With the help of Andy Lutz, the Cycling and Pedestrian Coordinator at the Department of Public Works, Clark worked with Indy Parks and the city to have the tickets forgiven.

In the meantime, Clark encourages cyclists to continue using the trails, and asks that anyone who received a ticket contact Paula Freund at (317) 327-7035 to have the ticket rescinded.

When asked whether cyclists still have to worry about receiving tickets, Indy Parks' Lowry responded, "I think what we've shown through the city's response to the ticketing is that we're trying to work through the issue. We set a precedent there saying 'yes, we're trying to see what we can do to solve this'."

But, as with most simple problems, the solution is a bit more complicated.

News stories about muggings and crime along the Monon may have inspired the recent crackdown.

But Armbruster said, "There certainly is lots of perception about the Monon being unsafe, and I think it's nonsense - this suburban mentality that's so fearful of urban areas. I've never felt threatened, I've never felt unsafe."

For the record, Armbruster rides the Monon from 38th Street to the trailhead at 10th Street, generally perceived as the most dangerous stretch of trail.

But crime prevention isn't the only factor, according to Lowry. "A lot of it is common sense," he said, "the street crossings, tree branches on the trail from a storm overnight."

These are valid points, said Jeremy Albert who, deciding to ride the Monon to avoid flooded streets one night after a storm, almost collided with another cyclist riding without lights and then managed to stop before slamming into a downed tree across the path.

"We want to make sure that incidents on the trail are reduced," Lowry said. "That's our focus. Our goal is to make sure it's safe, and also to make sure the community has access."

Safety isn't the only concern.

"We just don't have the funding to sustain the model for our parks," said Lowry. "We're trying to find different ways to engage the public more, to find different ways to put a funding stream together to tackle issues like this."

A long conversation

One of the ideas on the table is the creation of commuter passes allowing access to the trails after dark. This could generate some revenue for maintaining the 59 miles of trails already in place around Indianapolis, as well as the completion of the final, 200-mile trail system the city has planned.

According to Lowry: "We're not trying to set up a system where you don't have access to the trails without the pass. The question is, if there's a group that wants to use the trails as a commuting byway, then how are we going to fund that, because there might be some things we need to add to make sure it's safe.

That's the question we're always coming back to: Is this a safe, sustainable concept, and is this going to be something that's used appropriately once it's put into place? As a parks department, you have to design something that's sustainable and safe from the very beginning because you're trying to do something that embraces the community's needs. That's where the conversation is now."

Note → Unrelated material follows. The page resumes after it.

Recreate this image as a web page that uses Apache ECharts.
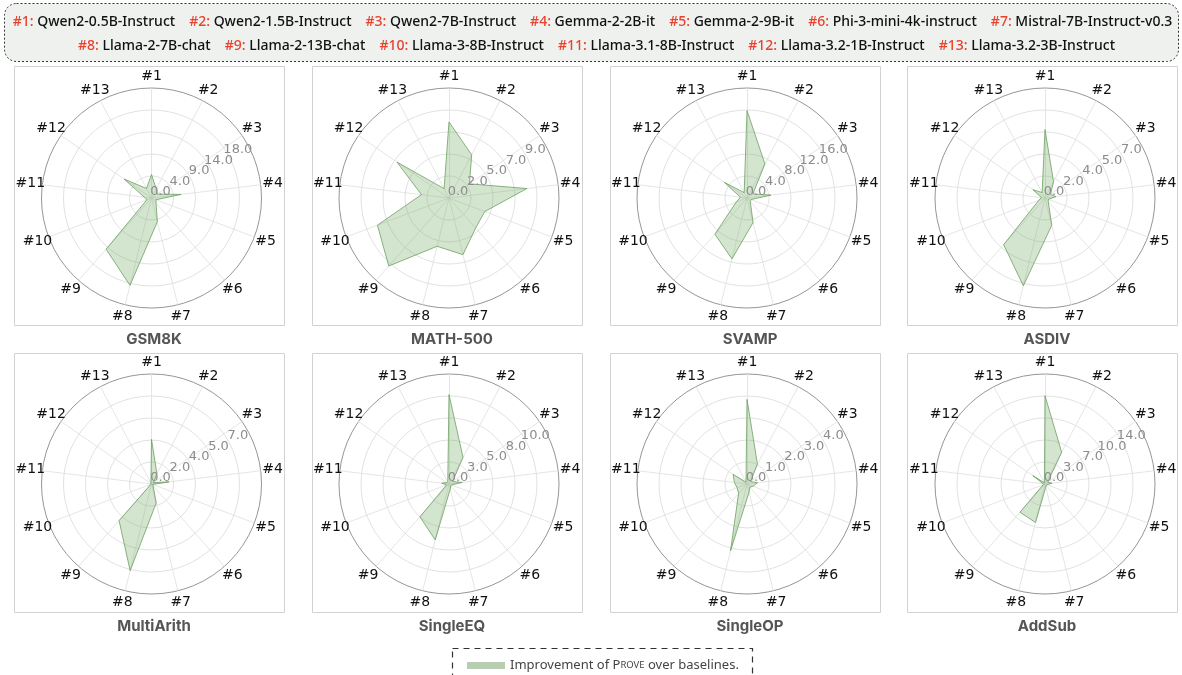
<!DOCTYPE html>
<html><head><meta charset="utf-8">
<script src="https://cdn.jsdelivr.net/npm/echarts@6/dist/echarts.min.js"></script>
<style>html,body{margin:0;padding:0;background:#fff}#c{width:1182px;height:675px}</style>
</head><body><div id="c"></div>
<script>
const axisNames = ['#1','#2','#3','#4','#5','#6','#7','#8','#9','#10','#11','#12','#13'];
const modelNames = ['Qwen2-0.5B-Instruct','Qwen2-1.5B-Instruct','Qwen2-7B-Instruct','Gemma-2-2B-it','Gemma-2-9B-it','Phi-3-mini-4k-instruct','Mistral-7B-Instruct-v0.3','Llama-2-7B-chat','Llama-2-13B-chat','Llama-3-8B-Instruct','Llama-3.1-8B-Instruct','Llama-3.2-1B-Instruct','Llama-3.2-3B-Instruct'];
const datasets = ['GSM8K','MATH-500','SVAMP','ASDIV','MultiArith','SingleEQ','SingleOP','AddSub'];
const axisMax = [22.5, 11.5, 20, 9, 9, 12.8, 5.2, 17.2];
const ringLabels = [
  ['0.0','4.0','9.0','14.0','18.0'],
  ['0.0','2.0','5.0','7.0','9.0'],
  ['0.0','4.0','8.0','12.0','16.0'],
  ['0.0','2.0','4.0','5.0','7.0'],
  ['0.0','2.0','4.0','5.0','7.0'],
  ['0.0','3.0','5.0','8.0','10.0'],
  ['0.0','1.0','2.0','3.0','4.0'],
  ['0.0','3.0','7.0','10.0','14.0']
];
const gsm8k      = [4.8, 2.1, 1.4, 6.1, 1.0, 1.4, 5.0, 18.4, 14.0, 1.0, 1.5, 6.8, 2.2];
const math500    = [7.95, 5.1, 2.6, 8.2, 4.0, 4.2, 6.1, 5.2, 9.5, 8.0, 2.9, 6.6, 1.1];
const svamp      = [15.9, 7.0, 1.3, 4.4, 0.8, 0.9, 4.6, 11.4, 8.8, 2.1, 1.2, 5.0, 1.1];
const asdiv      = [5.6, 1.5, 0.55, 0.9, 0.3, 0.4, 2.3, 7.4, 5.1, 0.55, 0.3, 1.2, 0.5];
const multiarith = [3.65, 0.95, 0.2, 1.45, 0.1, 0.2, 1.6, 7.3, 4.0, 0.05, 0.05, 0.05, 0.1];
const singleeq   = [10.4, 3.5, 0.5, 1.55, 0.3, 0.3, 0.6, 6.7, 5.1, 0.3, 0.85, 0.3, 0.3];
const singleop   = [4.0, 1.06, 0.2, 0.5, 0.3, 0.2, 0.4, 3.25, 0.6, 0.5, 0.6, 0.8, 0.1];
const addsub     = [13.8, 5.6, 0.5, 1.1, 0.3, 0.3, 0.5, 6.2, 5.9, 0.3, 0.3, 2.3, 0.2];
const seriesValues = [gsm8k, math500, svamp, asdiv, multiarith, singleeq, singleop, addsub];
const legendName = 'Improvement of Prove over baselines.';

// layout
const CX = [151.5, 449, 747, 1045];
const CY = [198, 484];
const R = 110;
const BOX_X = [14, 312, 610, 907];
const BOX_W = 270;
const BOX_Y = [66, 353];
const BOX_H = 259;
const TITLE_Y = [327, 614];
const RLABEL_ANGLE = 28.5;

// ECharts radar runs counter-clockwise; list axes in that order so #1..#13 read clockwise
const order = [0].concat(axisNames.map((_, k) => k).slice(1).reverse());

const chart = echarts.init(document.getElementById('c'), null, {renderer: 'canvas'});

const radars = [], polars = [], angleAxes = [], radiusAxes = [], series = [], titles = [], graphics = [];
const labelStyle = {
  color: '#8c8c8c', fontSize: 13, fontFamily: 'DejaVu Sans',
  margin: 0, align: 'center', verticalAlign: 'bottom', lineHeight: 12, padding: [0, 0, 0, 18]
};
datasets.forEach((d, i) => {
  const row = Math.floor(i / 4), col = i % 4;
  const center = [CX[col], CY[row]];
  radars.push({
    center, radius: R, shape: 'circle', splitNumber: 5, startAngle: 90,
    indicator: order.map(k => ({name: axisNames[k], min: 0, max: axisMax[i]})),
    nameGap: 12,
    axisName: {color: '#111', fontSize: 14, fontFamily: 'DejaVu Sans', align: 'center', verticalAlign: 'middle'},
    axisLine: {lineStyle: {color: '#dedede', width: 0.8}},
    axisTick: {show: false},
    axisLabel: {show: false},
    splitArea: {show: false},
    splitLine: {lineStyle: {color: ['#dedede','#dedede','#dedede','#dedede','#dedede','#8a8a8a'], width: 0.9}}
  });
  // two label-only polar systems per panel: one for the centre label, one for the rings
  [0, 1].forEach(part => {
    const pi = polars.length;
    polars.push({center, radius: R});
    angleAxes.push({polarIndex: pi, type: 'value', min: 0, max: 360, startAngle: RLABEL_ANGLE, show: false});
    radiusAxes.push({
      polarIndex: pi, type: 'value', min: 0, max: axisMax[i], interval: axisMax[i] / 5,
      axisLine: {show: false}, axisTick: {show: false}, splitLine: {show: false},
      axisLabel: Object.assign({}, labelStyle, {
        formatter: (v, idx) => (part === 0 ? (idx === 0 ? ringLabels[i][0] : '') : (idx > 0 ? (ringLabels[i][idx] || '') : '')),
        showMinLabel: part === 0, showMaxLabel: false
      }),
      z: 5
    });
  });
  series.push({
    type: 'radar', radarIndex: i, symbol: 'none',
    lineStyle: {color: '#6b9d60', width: 0.8},
    areaStyle: {color: '#76ad69', opacity: 0.32},
    data: [{name: legendName, value: order.map(k => seriesValues[i][k])}]
  });
  titles.push({
    text: d, left: BOX_X[col] + BOX_W / 2, top: TITLE_Y[row], textAlign: 'center',
    textStyle: {fontSize: 15, fontWeight: 'bold', color: '#555', fontFamily: 'Inter'}
  });
  graphics.push({
    type: 'rect', z: -1, silent: true,
    shape: {x: BOX_X[col] + 0.5, y: BOX_Y[row] + 0.5, width: BOX_W, height: BOX_H},
    style: {fill: 'none', stroke: '#d2d2d2', lineWidth: 1}
  });
});

// header legend box
graphics.push({
  type: 'rect', silent: true, z: -2,
  shape: {x: 4.5, y: 3.5, width: 1174, height: 58, r: 12},
  style: {fill: '#eef1ee', stroke: '#333', lineWidth: 1, lineDash: [2, 2]}
});
function headerLine(idxs) {
  return idxs.map(k => `{r|#${k + 1}:} {t|${modelNames[k]}}`).join('{g| }');
}
const headerRich = {
  r: {fill: '#e8412e', fontSize: 14, fontWeight: 500, fontFamily: 'Noto Sans'},
  t: {fill: '#111', fontSize: 14, fontWeight: 500, fontFamily: 'Noto Sans'},
  g: {width: 14, fontSize: 14}
};
graphics.push({
  type: 'text', silent: true, x: 592.5, y: 22,
  style: {text: headerLine([0,1,2,3,4,5,6]), rich: headerRich, align: 'center', verticalAlign: 'middle', fill: '#111', font: '500 14px "Noto Sans"'}
});
graphics.push({
  type: 'text', silent: true, x: 596.5, y: 46,
  style: {text: headerLine([7,8,9,10,11,12]), rich: headerRich, align: 'center', verticalAlign: 'middle', fill: '#111', font: '500 14px "Noto Sans"'}
});
// bottom legend box
graphics.push({
  type: 'rect', silent: true, z: -2,
  shape: {x: 452.5, y: 648.5, width: 300, height: 40},
  style: {fill: 'none', stroke: '#333', lineWidth: 1.2, lineDash: [6, 5]}
});

chart.setOption({
  animation: false,
  backgroundColor: '#fff',
  title: titles,
  radar: radars,
  polar: polars,
  angleAxis: angleAxes,
  radiusAxis: radiusAxes,
  legend: {
    left: 462, top: 654, itemWidth: 38, itemHeight: 7, icon: 'rect', itemGap: 10,
    data: [{name: legendName, itemStyle: {color: '#b8ceb2'}}],
    selectedMode: false,
    formatter: () => 'Improvement of P{s|ROVE} over baselines.',
    textStyle: {
      color: '#444', fontSize: 13, fontFamily: 'Noto Sans',
      rich: {s: {fontSize: 9.5, color: '#444', fontFamily: 'Noto Sans'}}
    }
  },
  graphic: graphics,
  series
});
</script></body></html>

It might be a long conversation.

"Part of why it takes so much diligence is that all of these trails have unique aspects to be considered," Lowry said. "We want to create the right model. It's something we're trying to do correctly the first time, so it may take a little time to plan."

What is important is that the issue remains a discussion that doesn't devolve into a monologue or a donnybrook. The resolution will take efforts on both the city's part and the cycling community. Cyclists are encouraged to contact Indy Parks to weigh in on the issue, and to take an active role in the various cycling advocacy groups who are in direct discussion with the city - CIBA (Central Indiana Bicycling Association), Bicycle Indiana,, the BGI (Bicycle Garage Indy) advocacy group and the HMBA (Hoosier Mountain Bike Association).

"Both parties must ask some real questions of themselves," said Lowry. "Where do we want to go with this as a city and a trail system over the next 3-5 years? What kind of things would we as a community be willing to do to make this happen?"

As for Armbruster: "I appreciate that the city has entered into a discussion. I think Indianapolis wants younger people who are creative, who bring energy and something of value to the city - there's something of a movement towards that way of thinking in the city. Maybe it's not as fast as some people want, but I think it's moving in that direction and I'm encouraged by it. I think the more discussions there are like this, the more Indy adopts policies that are friendly to cyclists and people who are more creative, the more Indy will become a place that attracts good jobs and intelligent people who want to live in and revitalize our city."